Josie Mpama and many others have emerged only as slogans and footnotes in this history. And why would they not? Their history is complex and it would be difficult to speak of their legacy in the current politics of the father body.
Maxeke was one of the women who could go toe to toe with an ANC president and in public. This was not a sign of disrespect, but an indication of independence of mind and spirit, the very core of a person’s quest for freedom, the type of independent spirit so sorely absent in the ANCWL today.
Josie Mpama is an untidy hero for those who want to present a one-sided view of history. She demonstrated a fierce sense of power and of organising women independently, including strikes.
The women, whose history has been silenced or truncated with the collusion of the ANCWL, took the initiative to build solidarity across racial lines through the Federation of South African Women, a move that made ANC male leadership nervous at the time.
Their march in 1956 to the Union Buildings was initially opposed by ANC leaders. Lillian Ngoyi and others told the ANC that they were going ahead with the march, with or without their support. The ANC finally came around and “saluted the women”.
In the 1950s they warned ANC leaders that they would “wear the pants” and move ahead without them.
Interestingly, endorsing Zuma for the ANC presidency has laid bare a historical problem that many have written about before – the precarious position that many women carry: that of being insiders who are outsiders. It is not a state of victimhood or being excluded, but rather a conscious choice that women who enter into positions of power have made for themselves.
It is a conscious decision that goes far deeper than choosing not to “rock the boat” or “politics of survival”; it is a choice that is deeply embedded in the unconscious mind to self-negate and to trade dignity for positions.
This is at the core of the ANCWL’s decision to nominate Zuma.
Just after the ANCWL’s endorsement of Zuma was announced, a flurry of articles was penned by women who questioned this decision, bemoaning the fact that women did not “choose one of our own”.
Fundamental questions arise in relation to this approach. The first is who are “we” and who is “one of our own”? Surely we have to realise that the shifting sands of South African and global politics force us to question given assumptions of who we are. These notions of “who we are” have become ties of bondage for many men and women in our society. It is this approach that many leaders, including Zuma, rely upon when they speak of the “other”, “white law” and “our African ways”.

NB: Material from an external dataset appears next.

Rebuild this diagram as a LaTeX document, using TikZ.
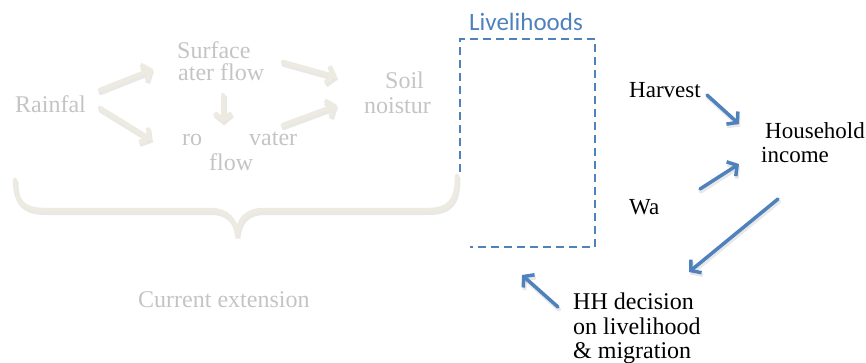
\documentclass[tikz,border=0pt]{standalone}
\usepackage{fontspec}
\setmainfont{Liberation Serif}
\newfontfamily\calib{Carlito}
\usetikzlibrary{arrows.meta}
\definecolor{gtext}{RGB}{196,196,196}
\definecolor{beige}{RGB}{236,234,225}
\definecolor{shad}{RGB}{205,203,196}
\definecolor{pblue}{RGB}{79,129,189}
\begin{document}
\begin{tikzpicture}[x=1pt,y=-1pt,
  lbl/.style={inner sep=0pt, anchor=base west},
  gl/.style={lbl, text=gtext, font=\fontsize{24}{26}\selectfont},
  bl/.style={lbl, text=black, font=\fontsize{23}{25}\selectfont},
  dl/.style={lbl, text=black, font=\fontsize{24}{26}\selectfont},
  garr/.style={draw=beige, line width=4.5pt, line cap=round, -{Straight Barb[length=7pt,width=17pt]}},
  gsh/.style={draw=shad, opacity=0.45, line width=5pt, line cap=round, -{Straight Barb[length=7pt,width=17pt]}},
  barr/.style={draw=pblue, line width=3.5pt, line cap=round, -{Straight Barb[length=7pt,width=17pt]}},
  bsh/.style={draw=gray, opacity=0.18, line width=4pt, line cap=round, -{Straight Barb[length=7pt,width=17pt]}},
]
\useasboundingbox (0,0) rectangle (866,362);

% gray texts
\node[gl] (rain) at (15,112) {Rainfal};
\node[gl] (surf1) at (177,58) {Surface};
\node[gl] (surf2) at (178,80) {ater flow};
\node[gl] (gw1) at (182,145) {ro};
\node[gl] (gw2) at (249,145) {vater};
\node[gl] (gw3) at (209,170) {flow};
\node[gl] (soil1) at (385,88) {Soil};
\node[gl] (soil2) at (364,113) {noistur};
\node[lbl, text=gtext, font=\fontsize{24}{26}\selectfont] (cur) at (138,307) {Current extension};

% gray arrow endpoints
\coordinate (a1s) at (100,90);  \coordinate (a1e) at (153,69);
\coordinate (a2s) at (100,108); \coordinate (a2e) at (152,140);
\coordinate (a3s) at (283,62);  \coordinate (a3e) at (337,77);
\coordinate (a4s) at (283,125); \coordinate (a4e) at (337,105);
\coordinate (a5s) at (223,95);  \coordinate (a5e) at (223,123);

\foreach \s/\e in {a1s/a1e,a2s/a2e,a3s/a3e,a4s/a4e,a5s/a5e}{
  \draw[gsh] ([shift={(1,2.5)}]\s) -- ([shift={(1,2.5)}]\e);
  \draw[garr] (\s) -- (\e);
}

% brace
\draw[shad, opacity=0.45, line width=5pt, line cap=round, shift={(1,2.5)}]
  (15,180) .. controls (15,203) and (25,210) .. (45,210) -- (210,210)
  .. controls (228,210) and (236,220) .. (237,236)
  .. controls (238,220) and (246,210) .. (264,210) -- (428,210)
  .. controls (450,210) and (457,200) .. (457,176);
\draw[beige, line width=4.5pt, line cap=round]
  (15,180) .. controls (15,203) and (25,210) .. (45,210) -- (210,210)
  .. controls (228,210) and (236,220) .. (237,236)
  .. controls (238,220) and (246,210) .. (264,210) -- (428,210)
  .. controls (450,210) and (457,200) .. (457,176);

% livelihoods
\node[lbl, text=pblue, font=\calib\fontsize{25}{27}\selectfont] (liv) at (469,30) {Livelihoods};
\draw[pblue, line width=2pt, dash pattern=on 8pt off 5pt]
  (460,172) -- (460,39) -- (595,39) -- (595,247) -- (470,247);

% black texts
\node[bl] (harv) at (629,97) {Harvest};
\node[bl] (hh1) at (765,138) {Household};
\node[bl] (inc) at (761,162) {income};
\node[bl] (wa) at (629,214) {Wa};
\node[dl] (dec1) at (573,309) {HH decision};
\node[dl] (dec2) at (573,334) {on livelihood};
\node[dl] (dec3) at (573,358) {\& migration};

% blue arrows
\coordinate (b1s) at (707,95);  \coordinate (b1e) at (739,124);
\coordinate (b2s) at (700,189); \coordinate (b2e) at (739,164);
\coordinate (b3s) at (778,199); \coordinate (b3e) at (689,272);
\coordinate (b4s) at (558,307); \coordinate (b4e) at (522,275);
\foreach \s/\e in {b1s/b1e,b2s/b2e,b3s/b3e,b4s/b4e}{
  \draw[bsh] ([shift={(1,2.5)}]\s) -- ([shift={(1,2.5)}]\e);
  \draw[barr] (\s) -- (\e);
}
\end{tikzpicture}
\end{document}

They know that most of us have not yet questioned these given assumptions and perhaps lack the courage to do so. So, we internalise these definitions and associate with definitions of who we are even as they negate our very sense of humanity.
It is a tricky and painful relationship between continuity and change, but one that we must interrogate. What do we preserve and what do we change and how?
Perhaps the question is not whether the ANCWL has nominated a man, important as that is. We need to ask: what kind of leadership does South Africa need for our complex journey?
Without doubt, there are serious contestations within the ANCWL, as there are in any organisation. There are those who still remember the statement of May 2, 1990, that defined patriarchy as deeply embedded in our society, including our culture. They know that Zuma is a prime exponent of that patriarchy so eloquently identified.
What can they do? The answer is as clear as it is difficult. They have to struggle against the tide. They have to find creative ways of changing the very idioms that the ANC leadership uses today.
But most importantly, they have to possess critical imagination that will help them move beyond the patriarchal culture that has taken root in the ANC. They will have to revisit and reclaim its history. They will have to reimagine the society they think they deserve and build from there.
If there are women in the ANCWL who have the courage to reject the destructive patriarchal culture within and outside the ANC, they will find there are many who will be willing to support them.